◆ DATASET SECTION
--- Start ---

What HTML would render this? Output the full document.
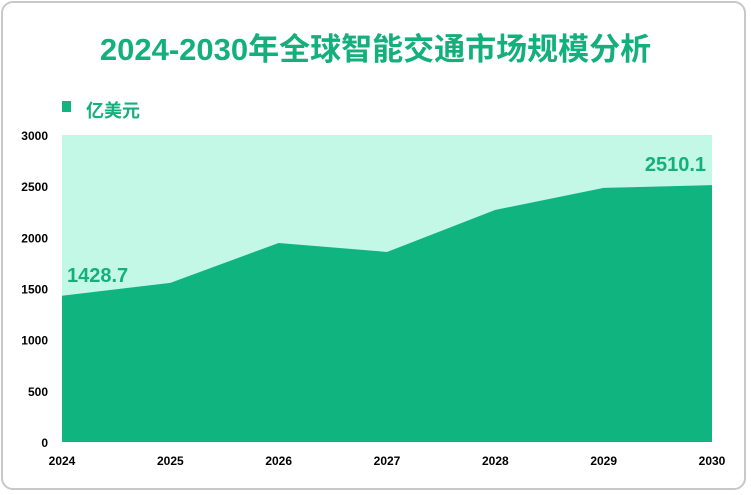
<!DOCTYPE html>
<html><head><meta charset="utf-8"><style>
body{margin:0;background:#fff;}
.wrap{position:relative;width:751px;height:495px;overflow:hidden;}
.frame{position:absolute;left:1px;top:1px;width:745px;height:489px;border:2px solid #c8c8c8;border-radius:12px;box-sizing:border-box;}
.title{position:absolute;left:0;width:751px;top:24px;text-align:center;font:bold 31px "Liberation Sans","Noto Sans CJK SC",sans-serif;color:#14b07c;}
svg text{font-family:"Liberation Sans","Noto Sans CJK SC",sans-serif;}
</style></head><body>
<div class="wrap">
<div class="frame"></div>
<div class="title">2024-2030年全球智能交通市场规模分析</div>
<svg id="svg" width="751" height="495" style="position:absolute;left:0;top:0">
<rect x="62" y="101" width="9" height="11" fill="#10b47f"/>
<text x="86" y="117" font-size="18" font-weight="bold" fill="#14b07c">亿美元</text>
</svg>
</div>
<script>
const years=["2024","2025","2026","2027","2028","2029","2030"];
const values=[1428.7,1555,1945,1857,2268,2483,2510.1];
const yTicks=[0,500,1000,1500,2000,2500,3000];
const labels=[{i:0,t:"1428.7"},{i:6,t:"2510.1"}];
const svg=document.getElementById('svg');
const NS='http://www.w3.org/2000/svg';
const x0=62,x1=712,yTop=135,yBot=442,yMax=3000;
const xs=i=>x0+(x1-x0)*i/(years.length-1);
const ys=v=>yBot-(yBot-yTop)*v/yMax;
function mk(t,a){const e=document.createElementNS(NS,t);for(const k in a)e.setAttribute(k,a[k]);svg.appendChild(e);return e;}
const bg=mk('rect',{x:x0,y:yTop,width:x1-x0,height:yBot-yTop,fill:'#c3f7e6'});


let d='M'+x0+','+yBot;
values.forEach((v,i)=>{d+=' L'+xs(i)+','+ys(v);});
d+=' L'+x1+','+yBot+' Z';
const area=mk('path',{d:d,fill:'#10b47f'});


yTicks.forEach(v=>{const t=mk('text',{x:48,y:ys(v)+5,'font-size':12,'font-weight':'bold','text-anchor':'end',fill:'#000'});t.textContent=v;

});
years.forEach((y,i)=>{const t=mk('text',{x:xs(i),y:465,'font-size':12,'font-weight':'bold','text-anchor':'middle',fill:'#000'});t.textContent=y;

});
labels.forEach(l=>{const i=l.i;const t=mk('text',{x:i===0?xs(i)+5:xs(i)-6,y:ys(values[i])-14,'font-size':20,'font-weight':'bold','text-anchor':i===0?'start':'end',fill:'#14b07c'});t.textContent=l.t;

});
</script>
</body></html>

--- End ---

◆ OBJECTIVE
State how many lines above contain the string "document", with no other words.

◆ CORRECT ANSWER
3